It’s not the first time I’ve sunk my feet into the warm white sand of Haad Tien beach on the Thai island of Koh Phangan. Three years ago, at the tail end of an extended adventure in India, I found my breath as shallow and cramped as Delhi’s traffic and, sucking the last of my air in, I high tailed it for the nearest island on a rumor of the existence of a tropical heath & yoga center where I could feast on organic goods in a bamboo bungalow perched on a cliff over the Gulf of Thailand.
The rumors all proved true; I quickly found my breath again, mostly in the form of heavy hammock-wrapped sighs, sunset gasps of awe and a snorkel mask’s air tube.

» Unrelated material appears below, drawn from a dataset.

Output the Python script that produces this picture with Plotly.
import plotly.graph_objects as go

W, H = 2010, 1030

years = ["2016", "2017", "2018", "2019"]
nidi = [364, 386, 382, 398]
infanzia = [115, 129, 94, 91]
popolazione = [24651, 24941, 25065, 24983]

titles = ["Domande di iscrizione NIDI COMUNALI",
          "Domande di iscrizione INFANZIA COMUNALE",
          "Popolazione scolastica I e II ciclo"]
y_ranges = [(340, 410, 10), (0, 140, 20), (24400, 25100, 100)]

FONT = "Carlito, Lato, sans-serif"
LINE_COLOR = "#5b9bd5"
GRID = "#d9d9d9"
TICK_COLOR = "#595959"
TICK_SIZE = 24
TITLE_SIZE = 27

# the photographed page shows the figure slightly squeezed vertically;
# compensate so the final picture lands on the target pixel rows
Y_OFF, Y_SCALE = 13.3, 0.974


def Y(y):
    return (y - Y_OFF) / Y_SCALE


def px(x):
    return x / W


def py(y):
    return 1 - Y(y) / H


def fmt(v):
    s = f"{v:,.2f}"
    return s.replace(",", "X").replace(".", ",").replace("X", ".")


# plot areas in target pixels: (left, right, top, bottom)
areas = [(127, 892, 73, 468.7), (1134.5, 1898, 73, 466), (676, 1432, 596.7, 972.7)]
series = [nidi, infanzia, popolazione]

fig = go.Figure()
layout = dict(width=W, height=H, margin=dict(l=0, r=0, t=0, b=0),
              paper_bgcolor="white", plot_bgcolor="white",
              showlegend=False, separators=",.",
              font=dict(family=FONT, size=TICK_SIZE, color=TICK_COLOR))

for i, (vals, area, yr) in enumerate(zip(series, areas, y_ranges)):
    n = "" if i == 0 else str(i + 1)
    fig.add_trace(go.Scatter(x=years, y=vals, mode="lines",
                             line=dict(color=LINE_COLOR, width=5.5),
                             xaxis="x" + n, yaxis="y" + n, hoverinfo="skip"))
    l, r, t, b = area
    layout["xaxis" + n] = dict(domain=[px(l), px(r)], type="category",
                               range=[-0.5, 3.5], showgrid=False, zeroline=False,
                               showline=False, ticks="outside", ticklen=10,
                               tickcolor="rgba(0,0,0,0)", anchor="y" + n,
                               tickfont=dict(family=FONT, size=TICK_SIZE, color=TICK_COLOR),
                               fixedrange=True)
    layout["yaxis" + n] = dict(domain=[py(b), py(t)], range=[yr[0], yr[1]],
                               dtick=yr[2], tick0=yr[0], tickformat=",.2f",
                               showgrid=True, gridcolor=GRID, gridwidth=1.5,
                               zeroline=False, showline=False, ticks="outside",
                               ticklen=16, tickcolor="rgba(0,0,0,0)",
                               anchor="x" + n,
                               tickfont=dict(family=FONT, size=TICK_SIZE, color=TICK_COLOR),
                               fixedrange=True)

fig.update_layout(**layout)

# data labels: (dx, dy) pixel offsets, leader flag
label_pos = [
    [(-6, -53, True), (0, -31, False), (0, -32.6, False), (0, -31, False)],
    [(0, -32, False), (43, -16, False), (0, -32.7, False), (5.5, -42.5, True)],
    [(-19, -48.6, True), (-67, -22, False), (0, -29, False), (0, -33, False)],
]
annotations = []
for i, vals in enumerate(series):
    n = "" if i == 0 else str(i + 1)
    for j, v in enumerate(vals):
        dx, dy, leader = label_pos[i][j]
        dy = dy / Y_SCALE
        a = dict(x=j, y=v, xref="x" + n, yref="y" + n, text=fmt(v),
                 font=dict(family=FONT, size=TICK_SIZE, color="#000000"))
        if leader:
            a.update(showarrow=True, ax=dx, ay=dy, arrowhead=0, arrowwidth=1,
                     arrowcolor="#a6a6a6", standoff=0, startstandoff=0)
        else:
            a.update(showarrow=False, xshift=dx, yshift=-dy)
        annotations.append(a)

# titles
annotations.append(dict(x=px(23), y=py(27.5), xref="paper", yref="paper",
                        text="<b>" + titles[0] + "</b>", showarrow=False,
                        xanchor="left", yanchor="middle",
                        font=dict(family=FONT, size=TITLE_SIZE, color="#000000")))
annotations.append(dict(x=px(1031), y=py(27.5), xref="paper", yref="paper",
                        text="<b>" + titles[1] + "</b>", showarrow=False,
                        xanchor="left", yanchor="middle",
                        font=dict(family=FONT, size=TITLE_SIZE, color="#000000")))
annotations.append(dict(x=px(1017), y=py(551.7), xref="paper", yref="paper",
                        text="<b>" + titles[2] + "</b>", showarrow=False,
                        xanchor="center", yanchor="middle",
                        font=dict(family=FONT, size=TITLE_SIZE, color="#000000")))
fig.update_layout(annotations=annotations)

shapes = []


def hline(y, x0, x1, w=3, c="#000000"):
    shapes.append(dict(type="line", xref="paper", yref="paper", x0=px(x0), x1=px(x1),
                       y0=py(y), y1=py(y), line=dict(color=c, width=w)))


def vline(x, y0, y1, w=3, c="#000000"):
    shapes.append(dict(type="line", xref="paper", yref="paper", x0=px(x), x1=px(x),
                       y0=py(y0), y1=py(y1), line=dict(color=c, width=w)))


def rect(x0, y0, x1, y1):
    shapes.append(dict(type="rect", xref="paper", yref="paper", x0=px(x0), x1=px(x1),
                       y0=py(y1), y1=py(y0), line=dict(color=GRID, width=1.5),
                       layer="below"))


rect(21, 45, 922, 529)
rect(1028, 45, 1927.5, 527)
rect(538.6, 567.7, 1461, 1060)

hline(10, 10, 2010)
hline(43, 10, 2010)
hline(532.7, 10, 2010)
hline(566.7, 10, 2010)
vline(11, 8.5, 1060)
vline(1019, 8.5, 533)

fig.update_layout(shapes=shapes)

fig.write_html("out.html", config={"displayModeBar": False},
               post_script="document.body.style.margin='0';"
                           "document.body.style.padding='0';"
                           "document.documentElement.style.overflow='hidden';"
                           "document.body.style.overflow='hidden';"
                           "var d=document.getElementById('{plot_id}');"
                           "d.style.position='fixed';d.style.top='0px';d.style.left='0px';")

As I continued to explore the hills of the jungle surrounding my “island-on-a-island” (after all, the neighbor of THIS beach is none other than Haad Rin, home of the legendary and monthly, Full Moon Party)…
… my curiosity eventually led me to the subject of much of the vegetarian restaurant chatter: the “Wellness Center,” located discretely and quietly across a bridge from the Sanctuary Resort.
Barefoot and relaxed, I crossed the bridge from my “resort world” and let my whim take a lead in wandering me in. Immediately, I felt myself an outsider to the unusually calm and skinny crowd sucking on identical and strange-colored sludge drinks that I suspected came from the posted menu of fasting cocktails.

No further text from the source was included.